Friday, April 23, 2010

Mindbody

In his book, When the Body Says No, Gabor Mate writes, "...mind and body are not separable."

He makes a case that "when we have been prevented from learning to say no, our bodies may end up saying it for us."

He tells the story of a woman, Mary, who described herself as 'so scared all the time, but as a seven-year-old I had to protect my sisters. And no one protected me.' As a consequence, "she never revealed these traumas before, not even to her husband of twenty years. She had learned not to express her feelings about anything to anyone, including herself. To be self-expressive, vulnerable and questioning in her childhood would have put her at risk. Her security lay in considering other people's feelings, never her own. She was trapped in the role forced on her as a child, unaware that she herself had the right to be taken care of, to be listened to, to be thought worthy of attention."

So this is how we learn to keep it to ourselves, pretend to know, never question. No wonder it feels so wrong.

If you have a voice, then use it. It was your birthright. You have a right to do this now.

Through stories and a review of medical literature, he writes about "the effects of stress on health, particularly of the hidden stresses we all generate from our early programming, a pattern so deep and so subtle that it feels like a part of our real selves."

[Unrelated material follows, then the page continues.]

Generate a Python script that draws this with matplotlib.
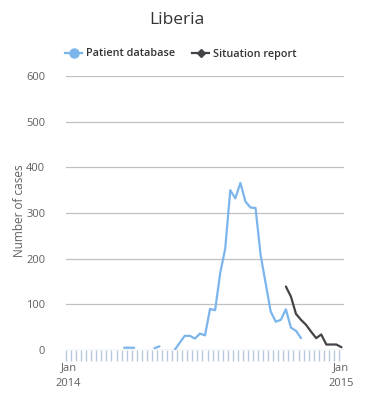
import matplotlib
matplotlib.use("Agg")
import matplotlib.pyplot as plt
from matplotlib.lines import Line2D
import numpy as np

plt.rcParams['font.family'] = ['Open Sans', 'DejaVu Sans']

nan = np.nan
# weekly counts, Jan 2014 .. Jan 2015 (55 weeks)
patient_db = [nan] * 11 + [5, 5, 5, nan, nan, nan, 4, 8, nan, nan,
              0, 16, 31, 31, 25, 36, 32, 90, 87, 168, 222, 350, 332, 366,
              325, 312, 311, 208, 146, 84, 62, 66, 89, 49, 42, 26] + [nan] * 8
situation = [nan] * 43 + [139, 117, 79, 66, 55, 40, 26, 34, 12, 12, 12, 6]
weeks = np.arange(len(patient_db))
xlabels = {0: "Jan\n2014", 54: "Jan\n2015"}
yticks = [0, 100, 200, 300, 400, 500, 600]

blue = "#7cb5ec"
dark = "#434348"

fig = plt.figure(figsize=(3.86, 4.08), dpi=100)
ax = fig.add_axes([66 / 386, 58 / 408, 278 / 386, 274 / 408])

ax.plot(weeks, patient_db, color=blue, lw=1.6, solid_capstyle='round', zorder=3)
ax.plot(weeks, situation, color=dark, lw=1.6, solid_capstyle='round', zorder=3)

ax.set_xlim(-0.5, 54.5)
ax.set_ylim(0, 600)
for y in yticks[1:]:
    ax.axhline(y, color="#c0c0c0", lw=0.9, zorder=1)
ax.axhline(0, color="#c0d0e0", lw=1.0, zorder=2)

for s in ax.spines.values():
    s.set_visible(False)

ax.set_yticks(yticks)
ax.set_yticklabels([str(v) for v in yticks], fontsize=8, color="#606060")
ax.tick_params(axis='y', length=0, pad=15)

# weekly ticks between categories
ax.set_xticks(np.arange(-0.5, 54, 1.0), minor=True)
ax.tick_params(axis='x', which='minor', length=8, color="#b8c8dc", width=1.0, direction='out')
ax.set_xticks(list(xlabels.keys()))
ax.set_xticklabels(list(xlabels.values()), fontsize=8, color="#606060", linespacing=1.6)
ax.tick_params(axis='x', which='major', length=0, pad=9)

fig.text(20 / 386, 1 - 211 / 408, "Number of cases", rotation=90, ha='center', va='center',
         fontsize=8.5, color="#606060")

fig.text(177 / 386, 1 - 20 / 408, "Liberia", ha='center', va='center', fontsize=12.5, color="#333333")

handles = [
    Line2D([], [], color=blue, lw=1.6, marker='o', markersize=6.5),
    Line2D([], [], color=dark, lw=1.6, marker='D', markersize=4.5),
]
fig.legend(handles, ["Patient database", "Situation report"], loc='center',
           bbox_to_anchor=(181 / 386, 1 - 54 / 408), ncol=2, frameon=False,
           prop={'size': 7.8, 'weight': 'semibold'}, handlelength=1.5,
           handletextpad=0.4, columnspacing=1.6, labelcolor="#333333")

fig.savefig("out.png", dpi=100)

The biological call and response system between child and parent called attachment, teaches us so much about self in relation to others and the world. We learn this without words, before verbal language develops. Beliefs we take for granted and without question. Unless...we stop to reflect...but when? how? There are so many distractions, marketed very well.

"The new discipline of psychoneuroimmunology has now matured to the point where there is compelling evidence, advanced by scientists from many fields, that an intimate relationship exists between the brain and immune system...An individual's emotional makeup, and the response to continued stress, may indeed be causative in the many diseases that medicine treats but whose origin is not yet known..." Immediately, that resonates. Science is systematic, incremental and slow. Inuition and grandmothers seem to get there faster. When both agree, we've really got something.

"Emotions are deeply implicated in the causation of illness or in the restoration of health."

"Physiologically, emotions are themselves electrical, chemical and hormonal discharges of the human nervous system. Emotions influence - and are influenced by - the functioning of our major organs, the integrity of our immune defences and the workings of the many circulating biological substances that help govern the body's physical states. When emotions are repressed, as Mary had to do in her childhood search for security, this inhibition disarms the body's defences against illness. Repression - dissociating emotions from awareness and relegating them to the unconscious realm - disorganizes and confuses our physiological defences so that in some people these defences go awry, becoming the destroyers of health reather than its protectors."

"In important areas of their lives, almost none of my patients with serious disease had ever learned to say no."

"...To have the ability to respond with awareness to the circumstances of our lives rather than just reacting. We want to be the authoritative person in our own lives: in charge, able to make the authentic decisions that affect us. There is no true responsibility without awareness."

Knowing this, how can we develop a wellness-oriented lifestyle, family culture, school culture and society (instead of a primarily stress-driven one). How do we bring about personal and structural transformation?